▶ _PROBLEM_
Wherever the word "this" appears in the entries, copy the whole line.

--- START ---

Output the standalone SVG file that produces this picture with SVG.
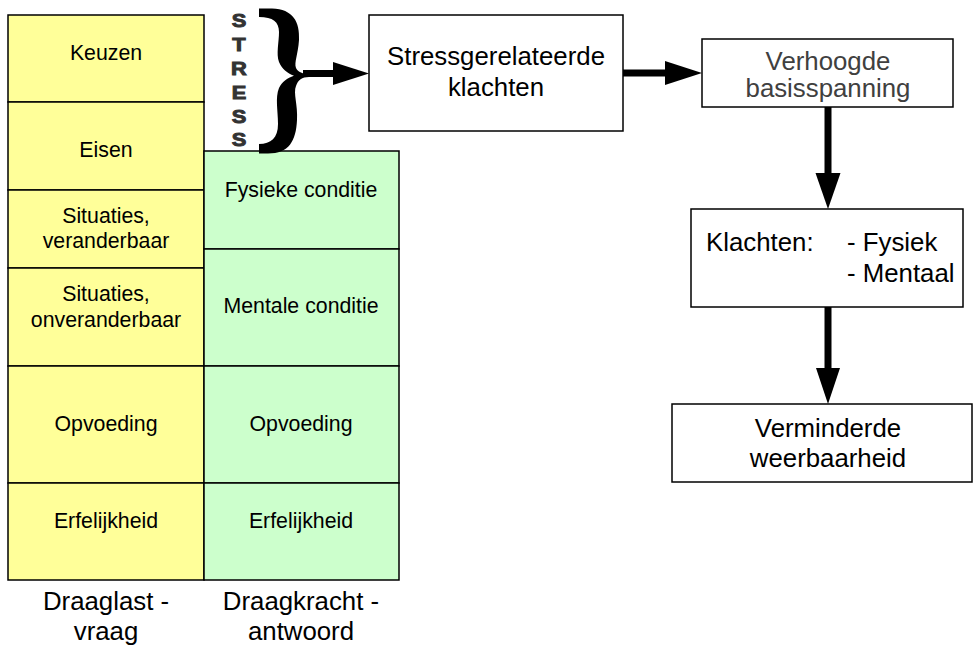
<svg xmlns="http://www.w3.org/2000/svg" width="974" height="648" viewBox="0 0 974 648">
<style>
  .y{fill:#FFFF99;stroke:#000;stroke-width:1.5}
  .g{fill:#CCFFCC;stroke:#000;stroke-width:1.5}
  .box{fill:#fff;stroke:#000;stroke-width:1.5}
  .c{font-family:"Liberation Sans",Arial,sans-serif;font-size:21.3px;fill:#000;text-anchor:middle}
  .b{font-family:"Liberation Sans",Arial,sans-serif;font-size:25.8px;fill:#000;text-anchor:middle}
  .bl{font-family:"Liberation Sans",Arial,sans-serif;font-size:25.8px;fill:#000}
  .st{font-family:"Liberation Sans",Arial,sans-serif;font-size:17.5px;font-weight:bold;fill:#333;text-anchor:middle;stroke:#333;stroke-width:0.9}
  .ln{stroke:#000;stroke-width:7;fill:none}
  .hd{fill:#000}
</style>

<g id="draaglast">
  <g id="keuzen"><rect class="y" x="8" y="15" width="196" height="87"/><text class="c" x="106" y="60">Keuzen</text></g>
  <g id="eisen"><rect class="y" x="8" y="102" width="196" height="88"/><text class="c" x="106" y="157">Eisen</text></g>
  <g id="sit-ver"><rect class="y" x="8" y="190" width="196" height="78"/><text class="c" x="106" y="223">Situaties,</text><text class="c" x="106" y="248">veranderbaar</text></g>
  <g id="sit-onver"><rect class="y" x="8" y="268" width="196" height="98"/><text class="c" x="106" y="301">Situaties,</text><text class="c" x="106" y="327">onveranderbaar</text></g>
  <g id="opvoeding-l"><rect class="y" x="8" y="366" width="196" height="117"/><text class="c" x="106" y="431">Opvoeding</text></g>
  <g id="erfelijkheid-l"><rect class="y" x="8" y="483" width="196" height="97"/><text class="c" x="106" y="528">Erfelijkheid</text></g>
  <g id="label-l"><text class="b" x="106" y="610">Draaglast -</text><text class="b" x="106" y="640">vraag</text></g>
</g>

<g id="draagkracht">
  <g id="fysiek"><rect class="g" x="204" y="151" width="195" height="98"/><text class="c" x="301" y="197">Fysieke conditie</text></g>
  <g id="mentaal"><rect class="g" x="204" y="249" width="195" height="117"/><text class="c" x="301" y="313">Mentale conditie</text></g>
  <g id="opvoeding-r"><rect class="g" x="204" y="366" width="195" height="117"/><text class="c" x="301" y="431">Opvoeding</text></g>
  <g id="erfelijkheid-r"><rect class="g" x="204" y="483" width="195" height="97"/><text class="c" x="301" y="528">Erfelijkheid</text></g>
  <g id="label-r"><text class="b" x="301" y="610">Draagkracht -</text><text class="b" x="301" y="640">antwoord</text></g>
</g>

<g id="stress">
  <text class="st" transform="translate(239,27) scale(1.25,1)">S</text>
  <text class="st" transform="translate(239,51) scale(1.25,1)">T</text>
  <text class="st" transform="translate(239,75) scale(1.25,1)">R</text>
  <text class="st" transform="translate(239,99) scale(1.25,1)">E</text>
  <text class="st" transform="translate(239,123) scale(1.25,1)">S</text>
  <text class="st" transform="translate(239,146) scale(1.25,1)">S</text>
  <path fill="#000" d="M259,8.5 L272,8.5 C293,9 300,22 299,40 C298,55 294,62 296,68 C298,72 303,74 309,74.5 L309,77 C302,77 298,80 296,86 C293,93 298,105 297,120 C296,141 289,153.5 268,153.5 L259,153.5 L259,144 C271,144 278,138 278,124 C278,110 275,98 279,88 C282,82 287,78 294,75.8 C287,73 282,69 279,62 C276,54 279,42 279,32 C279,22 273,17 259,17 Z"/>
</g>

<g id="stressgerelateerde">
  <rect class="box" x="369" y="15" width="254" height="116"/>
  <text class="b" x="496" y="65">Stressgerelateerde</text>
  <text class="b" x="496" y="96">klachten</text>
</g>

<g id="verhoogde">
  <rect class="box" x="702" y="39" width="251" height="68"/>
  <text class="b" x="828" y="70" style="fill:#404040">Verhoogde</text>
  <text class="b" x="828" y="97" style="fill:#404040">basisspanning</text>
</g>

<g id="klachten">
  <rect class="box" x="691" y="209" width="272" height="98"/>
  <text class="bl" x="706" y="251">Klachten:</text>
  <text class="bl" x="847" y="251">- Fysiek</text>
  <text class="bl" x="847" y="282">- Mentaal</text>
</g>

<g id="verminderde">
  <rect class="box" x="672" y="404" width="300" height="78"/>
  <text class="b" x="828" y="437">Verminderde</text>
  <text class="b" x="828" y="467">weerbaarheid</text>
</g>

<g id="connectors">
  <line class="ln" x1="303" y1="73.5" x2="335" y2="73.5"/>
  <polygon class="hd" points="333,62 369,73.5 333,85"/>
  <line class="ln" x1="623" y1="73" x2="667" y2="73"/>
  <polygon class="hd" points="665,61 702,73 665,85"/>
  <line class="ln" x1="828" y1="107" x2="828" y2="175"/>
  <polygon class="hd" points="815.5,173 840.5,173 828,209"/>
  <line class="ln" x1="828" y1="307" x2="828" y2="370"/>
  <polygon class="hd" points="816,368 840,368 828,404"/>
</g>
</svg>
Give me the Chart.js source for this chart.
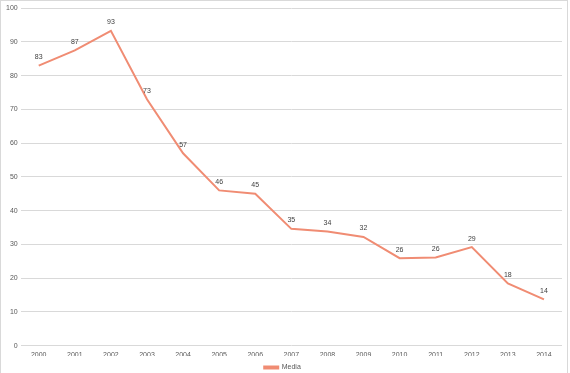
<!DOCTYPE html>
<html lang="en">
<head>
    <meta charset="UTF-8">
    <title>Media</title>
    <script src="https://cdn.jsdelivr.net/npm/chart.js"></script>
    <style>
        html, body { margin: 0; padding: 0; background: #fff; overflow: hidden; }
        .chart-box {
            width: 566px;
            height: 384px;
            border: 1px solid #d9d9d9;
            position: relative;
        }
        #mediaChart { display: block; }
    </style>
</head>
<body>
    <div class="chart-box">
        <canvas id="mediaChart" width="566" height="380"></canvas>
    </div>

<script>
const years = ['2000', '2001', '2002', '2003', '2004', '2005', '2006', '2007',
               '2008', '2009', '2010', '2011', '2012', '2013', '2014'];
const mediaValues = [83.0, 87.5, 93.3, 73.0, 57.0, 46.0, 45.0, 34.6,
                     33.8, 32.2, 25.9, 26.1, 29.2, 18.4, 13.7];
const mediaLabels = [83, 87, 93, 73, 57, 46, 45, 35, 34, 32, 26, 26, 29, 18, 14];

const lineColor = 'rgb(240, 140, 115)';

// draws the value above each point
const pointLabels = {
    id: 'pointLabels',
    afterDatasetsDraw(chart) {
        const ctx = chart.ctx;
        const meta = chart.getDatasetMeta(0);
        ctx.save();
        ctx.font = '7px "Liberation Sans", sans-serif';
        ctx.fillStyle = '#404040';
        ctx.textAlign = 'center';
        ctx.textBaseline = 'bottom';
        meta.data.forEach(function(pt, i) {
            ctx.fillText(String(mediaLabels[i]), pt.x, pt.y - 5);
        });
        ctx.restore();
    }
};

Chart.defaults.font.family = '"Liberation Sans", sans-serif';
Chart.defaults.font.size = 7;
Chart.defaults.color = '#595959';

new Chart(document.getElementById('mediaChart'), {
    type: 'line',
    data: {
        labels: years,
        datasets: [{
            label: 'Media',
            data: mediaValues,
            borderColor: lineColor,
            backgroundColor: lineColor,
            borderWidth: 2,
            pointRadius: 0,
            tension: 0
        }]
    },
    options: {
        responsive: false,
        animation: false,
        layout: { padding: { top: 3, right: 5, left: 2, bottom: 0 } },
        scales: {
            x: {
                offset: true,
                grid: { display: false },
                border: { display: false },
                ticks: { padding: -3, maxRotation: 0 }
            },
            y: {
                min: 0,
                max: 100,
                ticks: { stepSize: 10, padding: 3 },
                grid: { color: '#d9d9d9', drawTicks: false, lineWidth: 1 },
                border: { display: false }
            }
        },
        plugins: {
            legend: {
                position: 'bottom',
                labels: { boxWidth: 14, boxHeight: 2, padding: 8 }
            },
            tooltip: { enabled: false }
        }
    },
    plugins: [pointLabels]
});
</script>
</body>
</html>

--- END ---

▶ _CORRECT ANSWER_
Output the standalone SVG file that produces this picture with SVG.
Give me the Chart.js source for this chart.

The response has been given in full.